Kramnik notes that Russia’s defense industry is perfectly capable of maintaining the current posture. But limitations on the overall size of the defense procurement budget mean that this level of procurement of strategic nuclear forces can only be accomplished by neglecting the modernization of Russia’s conventional armed forces. And these are the forces that are desperately in need of new equipment in order to be able to successfully carry out missions in the regional and local conflicts that pose a much more likely short-term threat to Russia than the possibility of nuclear war with the United States.

This includes major platforms and systems such as multipurpose nuclear and diesel submarines, fighter aircraft, surface ships, air defense systems, tanks, and artillery. But it also includes more basic needs, such as modern precision-guided munitions, personal combat and communications equipment, etc. Kramnik points out that until such weapons are equipment can be procured in needed quantities, Russia’s position in the world will continue to weaken while its soldiers sustain a higher rate of casualties. And, he argues, this will all be done in the name of maintaining nuclear parity with the United States.

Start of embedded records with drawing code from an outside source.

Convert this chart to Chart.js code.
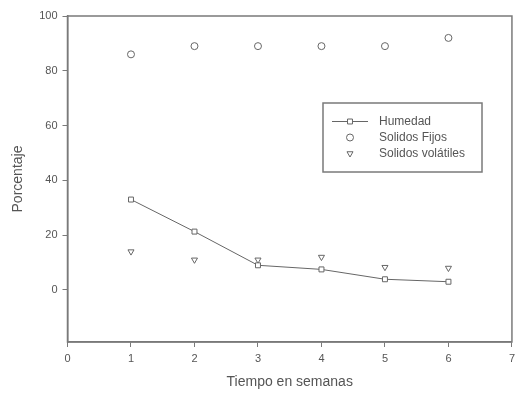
<!DOCTYPE html>
<html>
<head>
<meta charset="utf-8">
<script src="https://cdn.jsdelivr.net/npm/chart.js@4.4.1/dist/chart.umd.min.js"></script>
<style>
  html, body { margin: 0; padding: 0; background: #fff; }
  #wrap { width: 520px; height: 394px; position: relative; }
</style>
</head>
<body>
<div id="wrap"><canvas id="c" width="520" height="394"></canvas></div>
<script>
// Semanas de muestreo y composición (%) de la muestra
const semanas = [1, 2, 3, 4, 5, 6];
const humedad = [33, 21.3, 9, 7.5, 3.9, 3];
const solidosFijos = [86, 89, 89, 89, 89, 92];
const solidosVolatiles = [14, 11, 11, 12, 8.3, 8];
const yTicks = [0, 20, 40, 60, 80, 100];
const xTicks = [0, 1, 2, 3, 4, 5, 6, 7];

const ink = '#555';
const frame = '#7a7a7a';
const font = "'Liberation Sans', Arial, sans-serif";

const pts = ys => semanas.map((x, i) => ({ x: x, y: ys[i] }));

// Marco completo alrededor del área de trazado
const framePlugin = {
  id: 'frame',
  afterDraw(chart) {
    const { ctx, chartArea: a } = chart;
    ctx.save();
    ctx.strokeStyle = frame;
    ctx.lineWidth = 1.5;
    ctx.strokeRect(a.left, a.top, a.right - a.left, a.bottom - a.top);
    ctx.restore();
  }
};

// Leyenda con recuadro dentro del área de trazado
const boxLegend = {
  id: 'boxLegend',
  afterDraw(chart) {
    const { ctx } = chart;
    const bx = 323, by = 103, bw = 159, bh = 69;
    ctx.save();
    ctx.strokeStyle = frame;
    ctx.lineWidth = 1.5;
    ctx.strokeRect(bx, by, bw, bh);
    ctx.font = '12px ' + font;
    ctx.textBaseline = 'middle';
    chart.data.datasets.forEach((ds, i) => {
      const y = 121.5 + i * 16;
      const cx = 350;
      ctx.strokeStyle = ds.borderColor;
      ctx.lineWidth = 1;
      if (ds.showLine) {
        ctx.beginPath();
        ctx.moveTo(332, y);
        ctx.lineTo(368, y);
        ctx.stroke();
      }
      ctx.fillStyle = ds.backgroundColor;
      ctx.lineWidth = ds.borderWidth;
      Chart.helpers.drawPoint(ctx, {
        pointStyle: ds.pointStyle,
        rotation: ds.rotation || 0,
        radius: ds.pointRadius,
        borderWidth: ds.borderWidth
      }, cx, y);
      ctx.fillStyle = ink;
      ctx.fillText(ds.label, 379, y);
    });
    ctx.restore();
  }
};

new Chart(document.getElementById('c'), {
  type: 'scatter',
  data: {
    datasets: [
      {
        label: 'Humedad',
        data: pts(humedad),
        showLine: true,
        borderColor: '#666',
        backgroundColor: '#fff',
        borderWidth: 1,
        pointStyle: 'rect',
        pointRadius: 3.5
      },
      {
        label: 'Solidos Fijos',
        data: pts(solidosFijos),
        showLine: false,
        borderColor: '#666',
        backgroundColor: '#fff',
        borderWidth: 1,
        pointStyle: 'circle',
        pointRadius: 3.5
      },
      {
        label: 'Solidos volátiles',
        data: pts(solidosVolatiles),
        showLine: false,
        borderColor: '#666',
        backgroundColor: '#fff',
        borderWidth: 1,
        pointStyle: 'triangle',
        rotation: 180,
        pointRadius: 3.5
      }
    ]
  },
  options: {
    responsive: false,
    animation: false,
    layout: { padding: { top: 16, right: 2, left: 0, bottom: 0 } },
    plugins: { legend: { display: false }, tooltip: { enabled: false } },
    scales: {
      x: {
        type: 'linear',
        min: 0,
        max: 7,
        afterBuildTicks: s => { s.ticks = xTicks.map(v => ({ value: v })); },
        afterFit: s => { s.height = 52; },
        grid: { drawOnChartArea: false, drawTicks: true, tickLength: 5, color: frame, lineWidth: 1 },
        border: { display: true, color: frame, width: 1.5 },
        ticks: { color: ink, font: { family: font, size: 11 }, padding: 5, maxRotation: 0 },
        title: { display: true, text: 'Tiempo en semanas', color: ink, font: { family: font, size: 14 }, padding: { top: 0, bottom: 3 } }
      },
      y: {
        type: 'linear',
        min: -19,
        max: 100,
        afterBuildTicks: s => { s.ticks = yTicks.map(v => ({ value: v })); },
        afterFit: s => { s.width = 67.5; },
        grid: { drawOnChartArea: false, drawTicks: true, tickLength: 5, color: frame, lineWidth: 1 },
        border: { display: true, color: frame, width: 1.5 },
        ticks: { color: ink, font: { family: font, size: 11 }, padding: 5 },
        title: { display: true, text: 'Porcentaje', color: ink, font: { family: font, size: 14 }, padding: { top: 10, bottom: 0 } }
      }
    }
  },
  plugins: [framePlugin, boxLegend]
});
</script>
</body>
</html>
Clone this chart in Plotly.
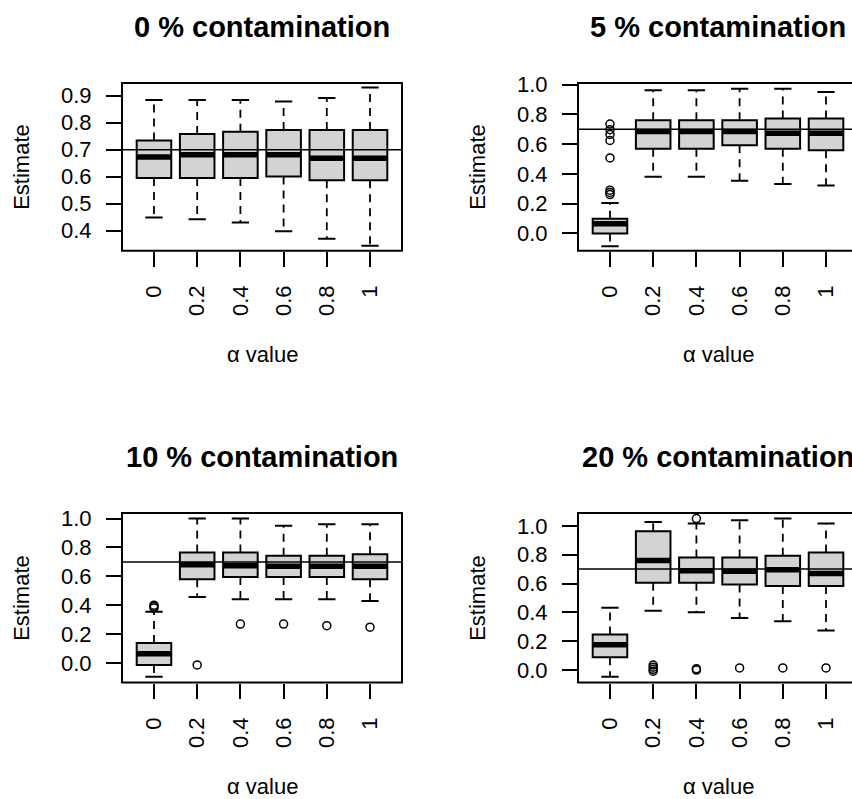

Needless to say, I find this to be a very prudent and realistic assessment of misplaced Russian military procurement priorities. I’m encouraged that Russian commentators are increasingly focusing on this imbalance, rather than supporting the MOD’s drive to maintain nuclear parity out of some sort of continuing sense of desire to maintain great power status. I wonder how Russian planners will change their force posture once the potentially quite significant cuts in US defense spending come into effect over the next couple of years.